What is the situation?
On €100,000, the buyer paid €10,400 transfer tax at 10.4%. She tried to recover €8,400 by claiming the 2% owner-occupier rate (a reduced rate offered if the property becomes the buyer’s main residence), but the Court of Appeal in The Hague rejected that claim.
The key signal is simple: a signed declaration saying a property will become your main home is not enough. The buyer purchased a recreational dwelling where permanent residence was not permitted, stayed registered elsewhere, kept her rented room, and could not prove that the holiday property had become the real center of her life.
The court accepted that recreational homes are not automatically excluded.
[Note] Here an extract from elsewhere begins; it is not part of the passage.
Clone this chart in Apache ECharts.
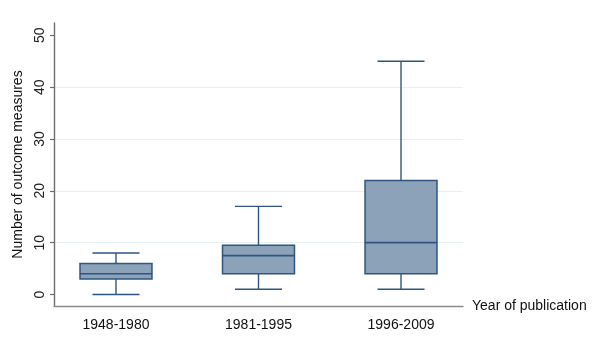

However, it emphasized that evidence must be concrete, objective, and strong from the moment of acquisition, highlighting the need for more than just intention.
Analysis
Buyers often assume tax is based on intentions, but transfer tax depends on provable, actual residential use.
For micro and small businesses, the blind spot is wider than private housing. Directors, founders, and small property investors often use mixed-purpose assets in ways that feel economically rational but are legally weak. Here, the court looked beyond form and checked behavioral facts: registration, family ties, daily life, regional spending patterns, permanence, and retained housing elsewhere.
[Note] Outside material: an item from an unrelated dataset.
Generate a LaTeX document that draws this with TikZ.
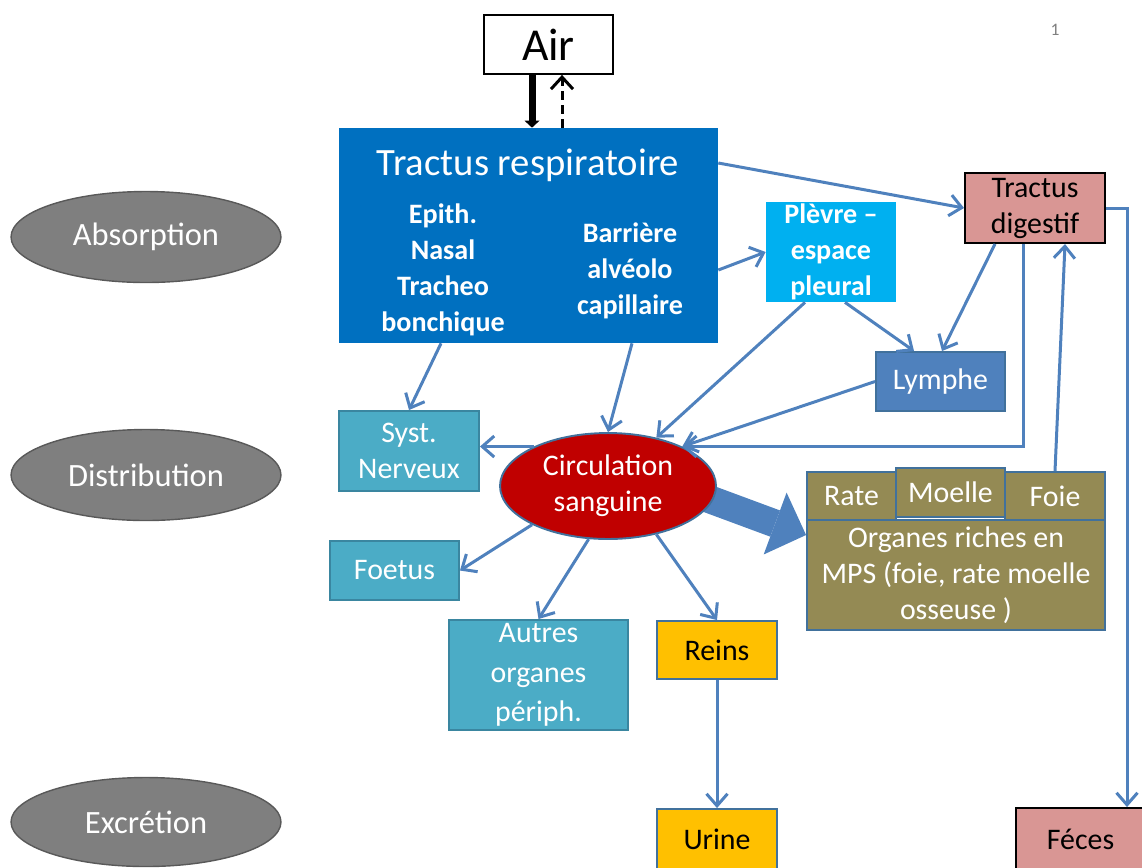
\documentclass[tikz,border=0pt]{standalone}
\usepackage{fontspec}
\setmainfont{Carlito}
\usetikzlibrary{arrows.meta,shapes.geometric}

\definecolor{respblue}{HTML}{0070C0}
\definecolor{plevblue}{HTML}{00B0F0}
\definecolor{lymblue}{HTML}{4F81BD}
\definecolor{linkblue}{HTML}{4F81BD}
\definecolor{edgeblue}{HTML}{41719C}
\definecolor{tealbox}{HTML}{4BACC6}
\definecolor{tealedge}{HTML}{3A86A0}
\definecolor{circred}{HTML}{C00000}
\definecolor{olivebox}{HTML}{948A54}
\definecolor{yellowbox}{HTML}{FFC000}
\definecolor{pinkbox}{HTML}{D99694}
\definecolor{phasegrey}{HTML}{7F7F7F}
\definecolor{phaseedge}{HTML}{595959}

\tikzset{
  txt/.style={font=\fontsize{17}{20.5}\selectfont},
  box/.style={draw=edgeblue, line width=1.1pt, fill=#1, align=center, inner sep=0pt, txt},
  boldtxt/.style={text=white, align=center, inner sep=0pt, font=\fontsize{16}{20.4}\selectfont\bfseries},
  phase/.style={ellipse, draw=phaseedge, line width=0.8pt, fill=phasegrey, text=white,
    minimum width=5.4cm, minimum height=1.82cm, font=\fontsize{18.5}{22}\selectfont},
  link/.style={draw=linkblue, line width=0.06cm, -{Straight Barb[length=0.24cm,width=0.42cm]}},
}

\begin{document}
\begin{tikzpicture}[x=0.02cm, y=-0.02cm]
  \useasboundingbox (0,0) rectangle (1142,867);

  % phases
  \node (absorp) at (146,237) [phase] {Absorption};
  \node (distrib) at (146,475) [phase] {Distribution};
  \node (excret) at (146,822) [phase, minimum height=1.78cm] {Excrétion};
  \node (pagenum) at (1055,30) [text=gray, font=\fontsize{10}{12}\selectfont] {1};

  % absorption
  \node (air) at (548.5,44.5) [draw, line width=1pt, minimum width=2.58cm, minimum height=1.18cm, font=\fontsize{26}{30}\selectfont] {Air};
  \node (resp) at (528.5,235.5) [fill=respblue, minimum width=7.58cm, minimum height=4.3cm] {};
  \node (resptitle) at (528,165) [text=white, font=\fontsize{22}{26}\selectfont] {Tractus respiratoire};
  \node (epith) at (443,270) [boldtxt] {Epith.\\Nasal\\Tracheo\\bonchique};
  \node (barrier) at (630,271) [boldtxt] {Barrière\\alvéolo\\capillaire};
  \node (plevre) at (831,252) [fill=plevblue, minimum width=2.6cm, minimum height=2cm] {};
  \node (plevtxt) at (831,252) [boldtxt, font=\fontsize{16}{20.4}\selectfont\bfseries] {Plèvre --\\espace\\pleural};
  \node (digest) at (1035,208) [box=pinkbox, draw=black, minimum width=2.8cm, minimum height=1.4cm] {Tractus\\digestif};
  \node (lymphe) at (940.5,381.5) [box=lymblue, text=white, minimum width=2.58cm, minimum height=1.18cm] {Lymphe};

  % distribution
  \coordinate (mpsout) at (690,492);
  \node (mps) at (956,575) [box=olivebox, text=white, minimum width=5.96cm, minimum height=2.2cm] {Organes riches en\\MPS (foie, rate moelle\\osseuse )};
  \draw[lymblue, line width=0.56cm, -{Triangle[length=0.66cm,width=1.32cm,line width=0pt]}] (mpsout) -- (mps.west |- 0,535);
  \node (circ) at (608,486) [ellipse, draw=edgeblue, line width=1.1pt, fill=circred, text=white, align=center, minimum width=4.32cm, minimum height=2.12cm, inner sep=0pt, txt] {Circulation\\sanguine};
  \node (nerv) at (409,451) [box=tealbox, draw=tealedge, text=white, minimum width=2.8cm, minimum height=1.6cm] {Syst.\\Nerveux};
  \node (foetus) at (394.5,570.5) [box=tealbox, draw=tealedge, text=white, minimum width=2.58cm, minimum height=1.18cm] {Foetus};
  \node (autres) at (538.5,675) [box=tealbox, draw=tealedge, text=white, minimum width=3.58cm, minimum height=2.2cm, font=\fontsize{17}{22.5}\selectfont] {Autres\\organes\\périph.};
  \node (rate) at (851.5,496) [box=olivebox, text=white, minimum width=1.78cm, minimum height=0.96cm] {Rate};
  \node (moelle) at (950.5,492.5) [box=olivebox, text=white, minimum width=2.18cm, minimum height=0.98cm] {Moelle};
  \node (foie) at (1055,496) [box=olivebox, text=white, minimum width=2cm, minimum height=0.96cm] {Foie};

  % excretion
  \node (reins) at (717,650) [box=yellowbox, minimum width=2.4cm, minimum height=1.16cm] {Reins};
  \node (urine) at (717,839) [box=yellowbox, minimum width=2.4cm, minimum height=1.2cm] {Urine};
  \node (feces) at (1080.5,839) [box=pinkbox, draw=black, minimum width=2.58cm, minimum height=1.24cm] {Féces};

  % air exchange
  \draw[line width=0.14cm, -{Triangle[length=0.14cm,width=0.3cm,line width=0pt]}] (air.south -| 532,0) -- (resp.north -| 532,0);
  \draw[line width=0.06cm, dash pattern=on 0.18cm off 0.1cm, -{Straight Barb[length=0.24cm,width=0.44cm]}] (resp.north -| 562,0) -- (air.south -| 562,0);

  % links
  \draw[link] (resp.east |- 0,163) -- (digest.west);
  \draw[link] (resp.east |- 0,270) -- (plevre.west);
  \draw[link] (resp.south -| 441,0) -- (nerv.north);
  \draw[link] (resp.south -| 632,0) -- (circ.north);
  \draw[link] (plevre.south -| 805,0) -- (circ.45);
  \draw[link] (plevre.south -| 845,0) -- (lymphe.north -| 914,0);
  \draw[link] (digest.south -| 995,0) -- (lymphe.north -| 942,0);
  \draw[link] (lymphe.west) -- (circ.28);
  \draw[link] (digest.south -| 1023,0) |- (circ.28);
  \draw[link] (foie.north) -- (digest.south -| 1065,0);
  \draw[link] (digest.east) -| (feces.north -| 1127,0);
  \draw[link] (circ.152) -- (nerv.east |- circ.152);
  \draw[link] (circ.207) -- (foetus.east);
  \draw[link] (circ.250) -- (autres.north);
  \draw[link] (circ.-45) -- (reins.north);
  \draw[link] (reins) -- (urine);
\end{tikzpicture}
\end{document}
The main distortion is that ownership, frequent presence, or a gradual transition can appear to be residence to the buyer but not to the tax authority. The tax test is narrow, point-in-time, and evidence-heavy. Recreational property remains structurally difficult territory for reduced transfer-tax treatment.
Impact
H1
Avoid relying on a low transfer-tax declaration if the property is recreational, BRP registration is impossible, or another residence remains your practical base. The risk of refund denial is high.
H2
If you buy mixed-use or second-location property, build an evidence file immediately: actual occupancy pattern, utility use, correspondence address, memberships, community expenditure, and proof that your prior residence ceased to be your center of life.
H3
This judgment confirms a broader rule: Dutch tax authorities increasingly test substance rather than narrative. Small businesses and owner-managers should expect the same logic to apply to housing, asset use, payroll, VAT, and shareholder arrangements.
Daily operational takeaway
Regularly review any recent or planned property acquisitions where tax treatment depends on intended use. Ensure your evidence proves actual use, not just declared use.